While the salad at Milto's is your standard Greek -- feta, black olives, yada yada -- the housemade salad dressing here has achieved something of cult-like status, compelling folks to buy whole bottles of it just in case the apocalypse really does come one day, and they're relegated to a bleak future of dry lettuce leaves. Tangy, oily, and oregano-y, it's been emulsified into true bliss.
With its affection for flamingo decor, the inside of Garden Spot feels a bit like Grandma's place down in Boca Raton, but don't let that turn you off. The enormous, many-varied salads are a highlight of this modest strip mall cafe, and particularly the Majestic -- lavished with smoke provolone and pecans, it's hearty enough to be dinner.
A "house salad" is usually forgettable entree side that isn't too expensive to make -- like, "hey, here's some Iceberg -- on the house!" But the Zax house salad is so much more lovely than that. With bleu cheese and candied pecans, I like mine topped with jerk salmon: A proper meal unto itself, and not just a crunchy afterthought.
Nordstrom is a fantasy world for a particular kind of female shopper, and so it's only fitting that Cafe Bistro -- their in-department store restaurant -- has a menu for this demographic, full of fancy lady salads. The tasty Cilantro Lime Shrimp is hearty enough, and won't interfere later with those designer slacks you just bought.
A modest little Far West bakery, Kneaded Pleasures is one of the only places I know that doesn't commit the cardinal sin of tuna salad -- i.e., mayonnaise overload. A scoop of the stuff makes for a filling lunch that won't send your arteries into shock.
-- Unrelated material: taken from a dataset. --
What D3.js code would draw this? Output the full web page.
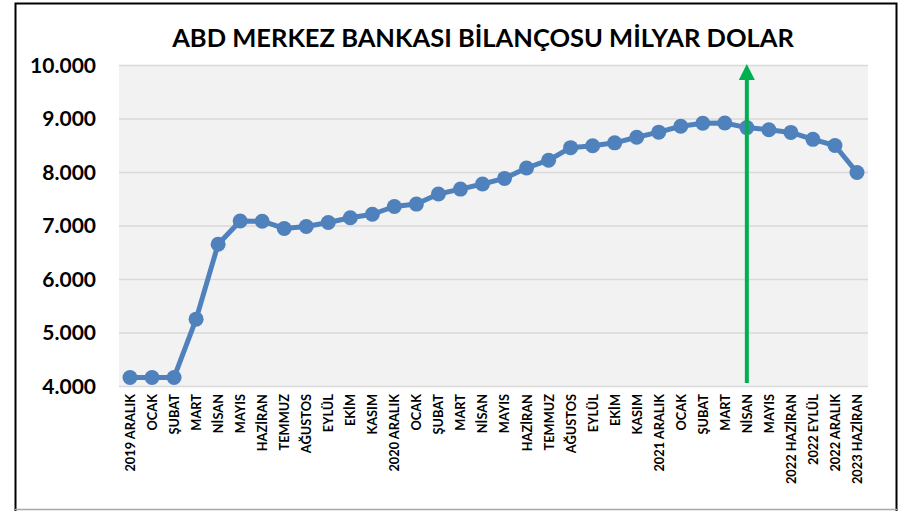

Too many times, all-salad-bar restaurants just appear to have given up: Sad, wilted lettuce, lame ingredients like cucumber (seriously. When have you ever been excited about putting cucumber on your salad?), and gross, crusted dressing bottles. Not so at Leaf, where the humble salad takes pride in itself: Yes, sun dried tomatoes! Come forth, grilled steak! Rain down, goat cheese! This is salad eating for people who still enjoying eating.
I hope this wonderful little raw shop -- so rare in north Austin -- makes it. Visit it for me, will you? And when you do, try the "tuna" salad (ah, raw restaurants...always with your quotation marks!) made with fermented sunflower seed pate.
One gets weary of grilled chicken when one is a salad eater. Fortunately, that's not a problem at The Grove, whose entree salads include riches like Scottish salmon, smoked gouda-covered steak, and sesame-seared Ahi tuna -- I've eaten each one gleefully, not only because they're delicious, but so that I don't accidentally die of conditions associated with chronic grilled chicken consumption (like being shot for being annoyingly, smugly healthy).